Viewing conflict as an opportunity for growth strengthens the resilience of any relationship.
8. Boundaries Foster Safety and Trust
In polyamory, boundaries are essential for ensuring that all parties feel respected and secure.
Applying boundaries universally:
Clearly define your emotional, physical, and time-related limits.
Respect your partner’s boundaries without taking them personally.
Recognize that boundaries protect the relationship rather than restrict it.
Healthy boundaries create a sense of safety and mutual respect, which benefits all relationships.
9. Love Is About Choice, Not Obligation
Polyamory reframes love as a conscious, ongoing choice rather than something you “owe” to someone.
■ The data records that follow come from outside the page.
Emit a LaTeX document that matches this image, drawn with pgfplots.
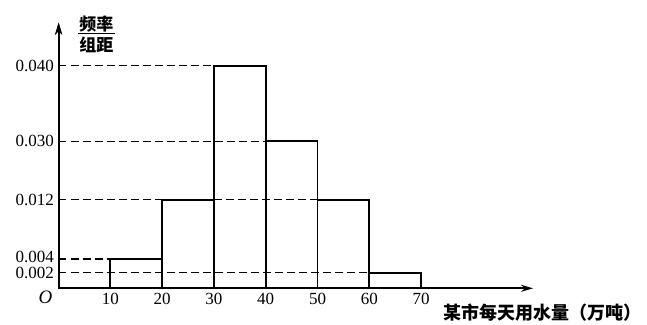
\documentclass[border=0pt]{standalone}
\usepackage{pgfplots}
\pgfplotsset{compat=1.18}
\usetikzlibrary{arrows.meta}
\usepackage{fontspec}
\setmainfont{Liberation Serif}
\newfontfamily\cjk{Noto Sans CJK SC}
\begin{document}
\begin{tikzpicture}
\useasboundingbox (-58.5pt,-35.7pt) rectangle (588.5pt,288.3pt);
\begin{axis}[
  anchor=origin, at={(0pt,0pt)},
  x=5.18pt, y=1pt,
  xmin=0, xmax=91.6, ymin=0, ymax=265.6,
  axis lines=left,
  axis line style={line width=1.7pt, -{Stealth[length=12pt,width=7pt]}},
  xtick={10,20,30,40,50,60,70},
  ytick={15.5,29.3,88.5,147,222.6},
  yticklabels={0.002,\raisebox{4pt}{0.004},0.012,0.030,0.040},
  major tick length=0pt,
  /pgf/number format/assume math mode=true,
  tick label style={font=\fontsize{17}{17}\selectfont},
  xticklabel style={yshift=-1pt},
  yticklabel style={xshift=-1pt},
  clip=false,
]
% y axis (explicit)
\addplot[black, line width=1.7pt, -{Stealth[length=12pt,width=7pt]}] coordinates {(0.05,0) (0.05,265.6)};
% dashed guide lines
\addplot[black, line width=1.3pt, dash pattern=on 8pt off 4pt] coordinates {(0,222.6)(30,222.6)};
\addplot[black, line width=1.3pt, dash pattern=on 8pt off 4pt] coordinates {(0,147)(40,147)};
\addplot[black, line width=1.3pt, dash pattern=on 8pt off 4pt] coordinates {(0,88.5)(20,88.5)};
\addplot[black, line width=1.3pt, dash pattern=on 8pt off 4pt] coordinates {(30,88.5)(50,88.5)};
\addplot[black, line width=1.3pt, dash pattern=on 8pt off 4pt] coordinates {(0,29.3)(10,29.3)};
\addplot[black, line width=1.3pt, dash pattern=on 8pt off 4pt] coordinates {(0,15.5)(60,15.5)};
% histogram
\addplot[ybar interval, draw=black, fill=none, line width=1.7pt] coordinates {
  (10,29.3) (20,88.5) (30,222.6) (40,147) (50,88.5) (60,15.5) (70,0)
};
\node[font=\fontsize{19}{19}\selectfont\itshape] at (axis cs:-2.5,-8.5) {O};
\node[font=\cjk\bfseries\fontsize{17}{17}\selectfont, anchor=center] at (axis cs:7.3,264.5) {频率};
\node[font=\cjk\bfseries\fontsize{17}{17}\selectfont, anchor=center] at (axis cs:7.3,243.5) {组距};
\addplot[black, line width=1.3pt] coordinates {(3.8,254.5)(11,254.5)};
\node[font=\cjk\bfseries\fontsize{18}{18}\selectfont, anchor=east] at (axis cs:113.3,-24.5) {某市每天用水量（万吨）};
\end{axis}
\end{tikzpicture}
\end{document}
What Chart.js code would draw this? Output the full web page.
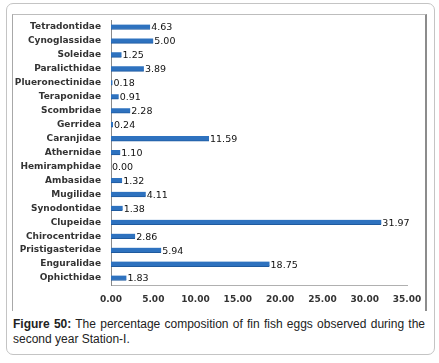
<!DOCTYPE html>
<html>
<head>
<meta charset="utf-8">
<script src="https://cdn.jsdelivr.net/npm/chart.js@4/dist/chart.umd.min.js"></script>
<style>
  html, body { margin: 0; padding: 0; background: #fff; }
  body { width: 439px; height: 363px; position: relative; overflow: hidden; }
  .outer {
    position: absolute; left: 6px; top: 3px; width: 427px; height: 350px;
    border: 1px solid #c4c4c4; border-radius: 7px;
  }
  .frame {
    position: absolute; left: 12px; top: 14px; width: 412px; height: 296px;
    border-left: 1px solid #a8a8a8; border-top: 1px solid #bdbdbd;
    border-right: 2px solid #8c8c8c;
  }
  .frame canvas { position: absolute; left: 0; top: 0; }
  .caption {
    position: absolute; left: 13px; top: 317px; width: 412px;
    font-family: "Liberation Sans", Arial, sans-serif; font-size: 12px;
    line-height: 15px; color: #222; text-align: justify;
  }
</style>
</head>
<body>
<div class="outer"></div>
<div class="frame"><canvas id="eggChart" width="412" height="296"></canvas></div>
<div class="caption"><b>Figure 50:</b> The percentage composition of fin fish eggs observed during the second year Station-I.</div>
<script>
// families, top to bottom as in the figure
const families = ['Tetradontidae', 'Cynoglassidae', 'Soleidae', 'Paralicthidae', 'Plueronectinidae',
  'Teraponidae', 'Scombridae', 'Gerridea', 'Caranjidae', 'Athernidae', 'Hemiramphidae', 'Ambasidae',
  'Mugilidae', 'Synodontidae', 'Clupeidae', 'Chirocentridae', 'Pristigasteridae', 'Enguralidae', 'Ophicthidae'];
const percentages = [4.63, 5.00, 1.25, 3.89, 0.18, 0.91, 2.28, 0.24, 11.59, 1.10, 0.00, 1.32,
  4.11, 1.38, 31.97, 2.86, 5.94, 18.75, 1.83];
const xTicks = [0, 5, 10, 15, 20, 25, 30, 35];

// value labels at the end of each bar
const valueLabels = {
  id: 'valueLabels',
  afterDatasetsDraw(chart) {
    const ctx = chart.ctx;
    const meta = chart.getDatasetMeta(0);
    ctx.save();
    ctx.font = '9.5px "DejaVu Sans", Verdana, sans-serif';
    ctx.fillStyle = '#111';
    ctx.textBaseline = 'middle';
    meta.data.forEach((bar, i) => {
      ctx.fillText(percentages[i].toFixed(2), bar.x + 1, bar.y + 1);
    });
    ctx.restore();
  }
};

const ctx = document.getElementById('eggChart').getContext('2d');
new Chart(ctx, {
  type: 'bar',
  data: {
    labels: families,
    datasets: [{
      data: percentages,
      backgroundColor: '#2e72bf',
      borderColor: '#1f5a9e',
      borderWidth: { top: 0, bottom: 1, left: 0, right: 0 },
      barThickness: 5
    }]
  },
  options: {
    indexAxis: 'y',
    responsive: false,
    animation: false,
    layout: { padding: { top: 5, right: 18, bottom: 0, left: 0 } },
    plugins: {
      legend: { display: false },
      tooltip: { enabled: false }
    },
    scales: {
      x: {
        min: 0, max: 35,
        afterBuildTicks(scale) { scale.ticks = xTicks.map(v => ({ value: v })); },
        afterFit(scale) {
          scale.height = 26;
          scale.paddingLeft = 0;
          scale.paddingRight = 0;
        },
        grid: { display: false, drawTicks: false },
        border: { display: true, color: '#b0b0b0' },
        ticks: {
          padding: 9,
          color: '#333',
          font: { family: '"DejaVu Sans", Verdana, sans-serif', size: 9, weight: 'bold' },
          callback: v => Number(v).toFixed(2)
        }
      },
      y: {
        afterFit(scale) {
          scale.width = 98;
          scale.paddingTop = 0;
          scale.paddingBottom = 0;
        },
        grid: { display: false, drawTicks: false },
        border: { display: true, color: '#8a8a8a' },
        ticks: {
          padding: 10,
          color: '#333',
          font: { family: '"DejaVu Sans", Verdana, sans-serif', size: 9, weight: 'bold' },
          autoSkip: false
        }
      }
    }
  },
  plugins: [valueLabels]
});
</script>
</body>
</html>
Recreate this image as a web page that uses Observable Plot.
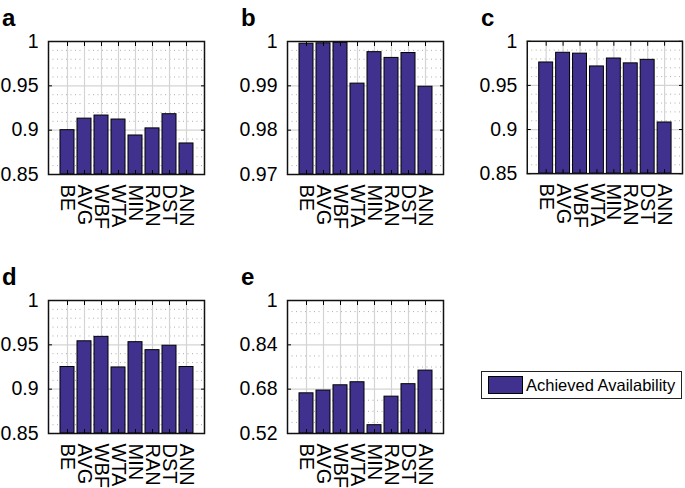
<!DOCTYPE html>
<html>
<head>
<meta charset="utf-8">
<script src="https://cdn.jsdelivr.net/npm/d3@7"></script>
<script src="https://cdn.jsdelivr.net/npm/@observablehq/plot@0.6"></script>
<style>
  html, body { margin: 0; padding: 0; background: #fff; width: 685px; height: 488px; overflow: hidden; }
  body { position: relative; font-family: "Liberation Sans", Arial, sans-serif; }
  .panel { position: absolute; }
  .letter { position: absolute; font-weight: bold; font-size: 24px; line-height: 1; color: #000; }
  #legend { position: absolute; left: 481px; top: 371px; width: 199px; height: 26px; border: 1.5px solid #222; background: #fff; }
  #legend .sw { position: absolute; left: 6px; top: 4px; width: 33px; height: 16px; background: #40318f; border: 1px solid #000; }
  #legend .tx { position: absolute; left: 44px; top: 3px; font-size: 16.5px; line-height: 20px; color: #000; white-space: nowrap; }
</style>
</head>
<body>
<div id="legend"><div class="sw"></div><div class="tx">Achieved Availability</div></div>
<script>
const categories = ["BE", "AVG", "WBF", "WTA", "MIN", "RAN", "DST", "ANN"];

const valuesA = [0.900, 0.913, 0.9165, 0.912, 0.894, 0.902, 0.918, 0.885];
const valuesB = [0.9995, 0.9996, 0.9997, 0.9905, 0.9976, 0.9963, 0.9974, 0.9898];
const valuesC = [0.976, 0.987, 0.986, 0.9715, 0.9805, 0.975, 0.979, 0.908];
const valuesD = [0.925, 0.954, 0.959, 0.9245, 0.953, 0.944, 0.949, 0.925];
const valuesE = [0.665, 0.675, 0.694, 0.705, 0.550, 0.653, 0.698, 0.747];

const ticksA = [0.85, 0.9, 0.95, 1];
const ticksB = [0.97, 0.98, 0.99, 1];
const ticksC = [0.85, 0.9, 0.95, 1];
const ticksD = [0.85, 0.9, 0.95, 1];
const ticksE = [0.52, 0.68, 0.84, 1];

const minorA = 0.01, minorB = 0.002, minorC = 0.01, minorD = 0.01, minorE = 0.04;

const barColor = "#40318f";
const font = "'Liberation Sans', Arial, sans-serif";

function panel(values, ticks, minorStep, letter, left, top) {
  const lo = ticks[0], hi = ticks[ticks.length - 1];
  const data = categories.map((c, i) => ({cat: c, v: values[i]}));
  const n = Math.round((hi - lo) / minorStep);
  const minor = d3.range(1, n).map(k => lo + k * minorStep)
    .filter(m => !ticks.some(t => Math.abs(t - m) < minorStep / 10));
  const chart = Plot.plot({
    width: 207,
    height: 240,
    marginLeft: 48,
    marginRight: 3,
    marginTop: 41,
    marginBottom: 66,
    style: {fontFamily: font, fontSize: "19.5px", color: "#000", background: "transparent", overflow: "visible"},
    x: {domain: categories, paddingInner: 0.2, paddingOuter: 0.6, label: null},
    y: {domain: [lo, hi], label: null},
    marks: [
      Plot.gridY(minor, {stroke: "#8a8a8a", strokeOpacity: 0.7, strokeDasharray: "1,3.5"}),
      Plot.gridY(ticks, {stroke: "#d4d4d4", strokeOpacity: 1, strokeWidth: 1.2}),
      Plot.gridX(categories, {stroke: "#d4d4d4", strokeOpacity: 1, strokeWidth: 1.2}),
      Plot.barY(data, {x: "cat", y1: lo, y2: "v", fill: barColor, stroke: "#000", strokeWidth: 1}),
      Plot.axisY(ticks, {anchor: "left", tickSize: -4, tickPadding: 14, tickFormat: d => String(d), label: null}),
      Plot.axisY(ticks, {anchor: "right", tickSize: -4, tickFormat: () => "", label: null}),
      Plot.axisX({anchor: "bottom", tickSize: -4, tickPadding: 14, tickRotate: 90, fontSize: 20, label: null}),
      Plot.axisX({anchor: "top", tickSize: -4, tickFormat: () => "", label: null}),
      Plot.frame({stroke: "#111", strokeWidth: 1.5})
    ]
  });
  const div = document.createElement("div");
  div.className = "panel";
  div.style.left = left + "px";
  div.style.top = top + "px";
  div.appendChild(chart);
  document.body.appendChild(div);
  const lab = document.createElement("div");
  lab.className = "letter";
  lab.textContent = letter;
  lab.style.left = (left + 2) + "px";
  lab.style.top = (top + 6) + "px";
  document.body.appendChild(lab);
}

panel(valuesA, ticksA, minorA, "a", 0, 0);
panel(valuesB, ticksB, minorB, "b", 239, 0);
panel(valuesC, ticksC, minorC, "c", 479, 0);
panel(valuesD, ticksD, minorD, "d", 0, 259);
panel(valuesE, ticksE, minorE, "e", 239, 259);
</script>
</body>
</html>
This mindset fosters intentionality and gratitude.
Applying this lesson:
Show appreciation for your partner daily, recognizing that they choose to share their life with you.
Continuously invest in your relationship by nurturing emotional intimacy and shared goals.
Let go of societal pressures or expectations, focusing instead on what brings you joy and connection.
Choosing love intentionally keeps relationships vibrant and meaningful.
Final Thoughts
Polyamory offers profound lessons about love, connection, and authenticity that extend far beyond non-monogamous relationships. Whether you’re exploring polyamory or practicing monogamy, embracing principles like open communication, emotional independence, and intentional relationship design can help you build deeper, more fulfilling connections.